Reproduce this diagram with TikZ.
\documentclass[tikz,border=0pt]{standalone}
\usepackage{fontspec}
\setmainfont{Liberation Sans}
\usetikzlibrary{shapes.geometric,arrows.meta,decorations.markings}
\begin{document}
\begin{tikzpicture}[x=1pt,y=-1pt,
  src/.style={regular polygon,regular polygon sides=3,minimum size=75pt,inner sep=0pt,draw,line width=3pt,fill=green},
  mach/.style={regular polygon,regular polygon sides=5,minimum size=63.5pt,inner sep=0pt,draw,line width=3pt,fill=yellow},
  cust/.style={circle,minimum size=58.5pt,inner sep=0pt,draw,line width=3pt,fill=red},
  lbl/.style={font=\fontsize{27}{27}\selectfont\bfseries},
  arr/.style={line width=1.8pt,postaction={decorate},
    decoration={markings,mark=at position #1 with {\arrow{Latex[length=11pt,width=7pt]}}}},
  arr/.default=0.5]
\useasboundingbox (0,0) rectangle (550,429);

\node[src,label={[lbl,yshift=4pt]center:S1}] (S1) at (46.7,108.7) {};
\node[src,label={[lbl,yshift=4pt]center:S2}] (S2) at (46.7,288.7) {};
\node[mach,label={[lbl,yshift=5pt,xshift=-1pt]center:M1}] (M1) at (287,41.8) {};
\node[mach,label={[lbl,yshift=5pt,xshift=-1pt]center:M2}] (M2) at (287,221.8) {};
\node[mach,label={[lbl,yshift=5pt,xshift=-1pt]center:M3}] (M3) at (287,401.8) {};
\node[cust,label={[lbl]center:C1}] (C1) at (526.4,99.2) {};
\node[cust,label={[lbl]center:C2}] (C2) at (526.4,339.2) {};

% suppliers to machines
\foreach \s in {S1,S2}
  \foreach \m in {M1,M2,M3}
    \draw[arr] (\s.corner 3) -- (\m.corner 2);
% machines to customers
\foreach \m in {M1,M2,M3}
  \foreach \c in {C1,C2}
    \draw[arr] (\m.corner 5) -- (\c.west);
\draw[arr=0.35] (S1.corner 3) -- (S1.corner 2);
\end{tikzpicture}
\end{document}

====

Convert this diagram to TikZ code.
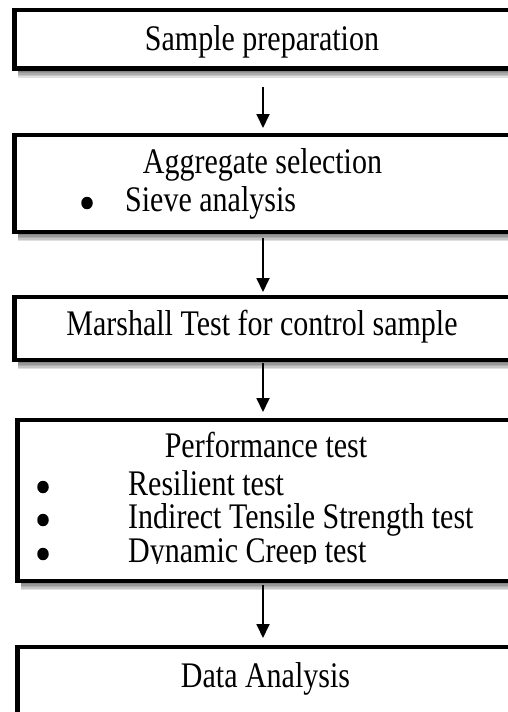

====

Look back at the entries above and repeat, unchanged, every line from the line holding "Reproduce this diagram with TikZ." through the line holding "(0,0) rectangle (550,429);".

Reproduce this diagram with TikZ.
\documentclass[tikz,border=0pt]{standalone}
\usepackage{fontspec}
\setmainfont{Liberation Sans}
\usetikzlibrary{shapes.geometric,arrows.meta,decorations.markings}
\begin{document}
\begin{tikzpicture}[x=1pt,y=-1pt,
  src/.style={regular polygon,regular polygon sides=3,minimum size=75pt,inner sep=0pt,draw,line width=3pt,fill=green},
  mach/.style={regular polygon,regular polygon sides=5,minimum size=63.5pt,inner sep=0pt,draw,line width=3pt,fill=yellow},
  cust/.style={circle,minimum size=58.5pt,inner sep=0pt,draw,line width=3pt,fill=red},
  lbl/.style={font=\fontsize{27}{27}\selectfont\bfseries},
  arr/.style={line width=1.8pt,postaction={decorate},
    decoration={markings,mark=at position #1 with {\arrow{Latex[length=11pt,width=7pt]}}}},
  arr/.default=0.5]
\useasboundingbox (0,0) rectangle (550,429);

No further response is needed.